Sunday, October 9, 2011

TEMPLARS

Köln. The day after. The post-conference trip ends with a tour of the Dom, the magnificent cathedral from 1242, which is a close imitation of the one in Amiens. As with cathedrals of this caliber, the legend has it that the first architect made a pact with the devil. I'm thinking of pacts, and what we use them for. If this is true indeed, then what the architect made a deal for was to encode the language of the birds into the stones.

The night before, over beers and weird light at the local pub, I read the Tarot cards for my closest friends. Frank Klaus, one of the three musketeers in the trio which includes Rainer Kaus and Cathrin Grabner, has some doubts: should he continue with the Jesuits or do philosophy instead? We use the cards to get an insight into an alternative reality. The cards fall precisely into place reflecting exactly the nature of his question. This morning, he tells me how on the way to his hotel around midnight he heard the organ very loudly playing in the church. There were no lights on, and there was no traffic around. It was all very quiet, except for the music thundering all of a sudden. “My god,” I said to him, feeling jealous: “you heard the language of the birds. How fortunate.”

While looking at the beautiful stained glass windows from the renaissance, depicting what we often find in the Tarot cards, I initiate the now reduced number of people from the conference into the legend about the nomadic cathedral, the Tarot cards. With the destruction of the Order of the Temple on the night of October 13, 1307, the masons and the architects of the sacred buildings went underground. Their teachings re-emerged, however, around 1400 in Northern Italy, and legend has it that in order to prevent the assassination of masters opposing dogmatic systems, whatever knowledge about how the sacred can be experienced literally and in a direct way, was to be encoded unto a pack of cards. As playing cards, this knowledge survived, and with it, so did the brilliance of the structure of 22 types and 56 relations.

Everyone likes this idea. So we decide to stick to churches. The three musketeers suggest that we all go and see another master, Peter W. Rech, an art therapy professor, painter, and a hardcore Lacanian. Peter lives in a church. A modern church, but a church nonetheless. At some point, when the catholic congregation went over to graze on other pastures, Peter bought the place and turned it into a gallery. He himself now lives in the bishop's rooms right across the main building. The altar is in his living room and filled with postcards of Peter's paintings with variations over Courbet's L'Origine du Monde. Peter never paints anything else. For him, that is the Real. We sit in the middle of the Real and drink a grand cru French wine, while stuffing ourselves with goat cheese and Danish cookies. Peter wants Frank to read some fragments.
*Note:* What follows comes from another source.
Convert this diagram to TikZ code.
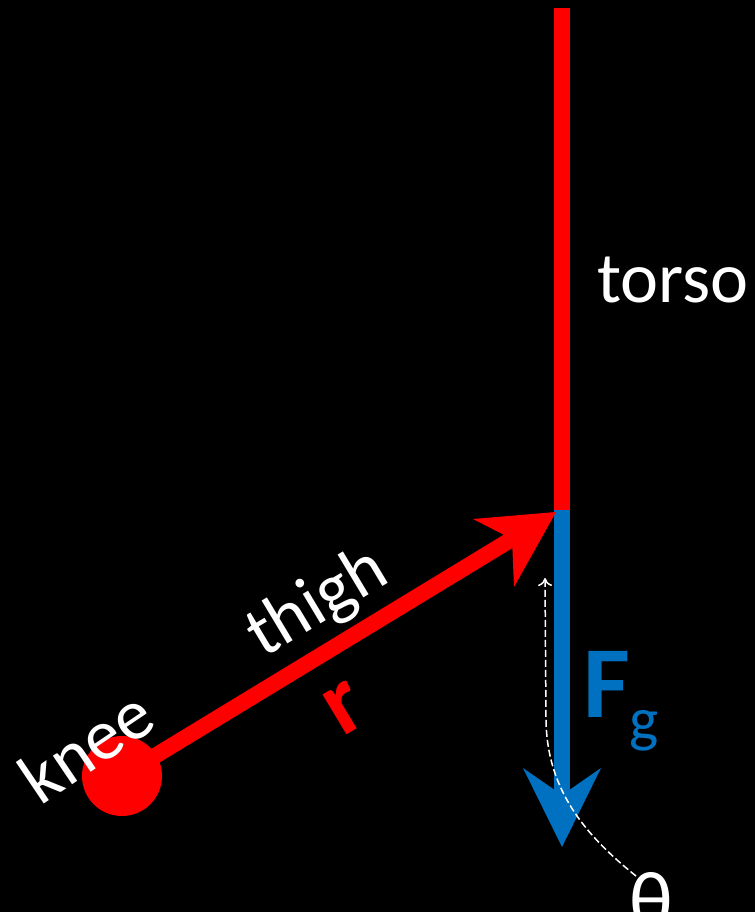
\documentclass[tikz,border=0pt]{standalone}
\usepackage{fontspec}
\setmainfont{Carlito}
\usetikzlibrary{arrows.meta}
\definecolor{fgblue}{HTML}{0070C0}
\begin{document}
\begin{tikzpicture}[x=1pt,y=-1pt,
  lbl/.style={text=white,font=\fontsize{72}{80}\selectfont,inner sep=0pt},
  seg/.style={line width=16pt}]
\fill[black] (0,0) rectangle (755,912);
\useasboundingbox (0,0) rectangle (755,912);
% coordinates
\coordinate (torsotop) at (562,8);
\coordinate (hip) at (562,510);
\coordinate (knee) at (122,776);
\coordinate (rtip) at (556,512);
\coordinate (rnotch) at (512,539);
\coordinate (rw1) at (473,519);
\coordinate (rw2) at (514,587);
\coordinate (ftip) at (562,847);
\coordinate (fnotch) at (562,795);
\coordinate (fw1) at (523,768);
\coordinate (fw2) at (601,768);
\coordinate (thtop) at (545,578);
% torso
\draw[seg,red] (torsotop) -- (hip);
% gravity force
\draw[seg,fgblue] (hip) -- (562,800);
\fill[fgblue] (ftip) -- (fw1) -- (fnotch) -- (fw2) -- cycle;
% thigh vector
\draw[seg,red] (knee) -- (rnotch);
\fill[red] (rtip) -- (rw1) -- (rnotch) -- (rw2) -- cycle;
\fill[red] (knee) circle (40);
% labels
\node[lbl,anchor=base west] (torso) at (597,302) {torso};
\node[lbl,rotate=31] (thigh) at (318,604) {thigh};
\node[lbl,rotate=34] (kneelbl) at (86,746) {knee};
\node[text=red,font=\fontsize{96}{100}\selectfont\bfseries,rotate=31,inner sep=0pt] (r) at (345,708) {r};
\node[text=fgblue,font=\fontsize{102}{110}\selectfont\bfseries,inner sep=0pt,anchor=base west] (F) at (583,717) {F};
\node[text=fgblue,font=\fontsize{62}{70}\selectfont,inner sep=0pt,anchor=base west] (g) at (629,740) {g};
\node[lbl,anchor=base west,font=\fontsize{82}{86}\selectfont] (theta) at (629,928) {θ};
% angle curve
\draw[white,line width=1.5pt,dash pattern=on 7pt off 3pt,-{To[length=8pt,width=14pt]}]
  (636,876) .. controls (585,835) and (547,790) .. (546,720) -- (thtop);
\end{tikzpicture}
\end{document}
Very lyrical, which in German, with its amazing falling tone, acquire a certain gravitas. We all feel pulled towards the stone. Frank, the cardinal, has a very soothing voice, and we make him give us a blessing. Courbet is winking. We all know what we know.

We leave Peter's place in Rainer's vintage 1980 blue Mercedes. While cruising through the woods, Die Köningin, Cathrin, is trying to communicate to us what the plan is. This woman gets things done. But Rainer turns on the music, and says: "here's the short version of what the meaning of life is: spend your time wonderfully." Barbra Streisand gets channelled and we all marvel at her voice while she enforces Rainer's point. The song I'm a Woman in Love makes us all nod. And I'm thinking: This IS the language of the birds. Sung in Rainer's blue cathedral, and seen in Peter's Courbet cathedral.

Back home, two hand stenciled Tarot decks await me, sent from another cathedral. Roxanne Flornoy, the wife of the late master cartier Jean-Claude Flornoy sends me her warm greetings, handwritten on an additional special card: The Hanged Man. I read this as a message. The meaning of life is to let it all hang, and let whatever streams through you turn into a church bell, resounding the joy of knowing the children of Maitre Jacques.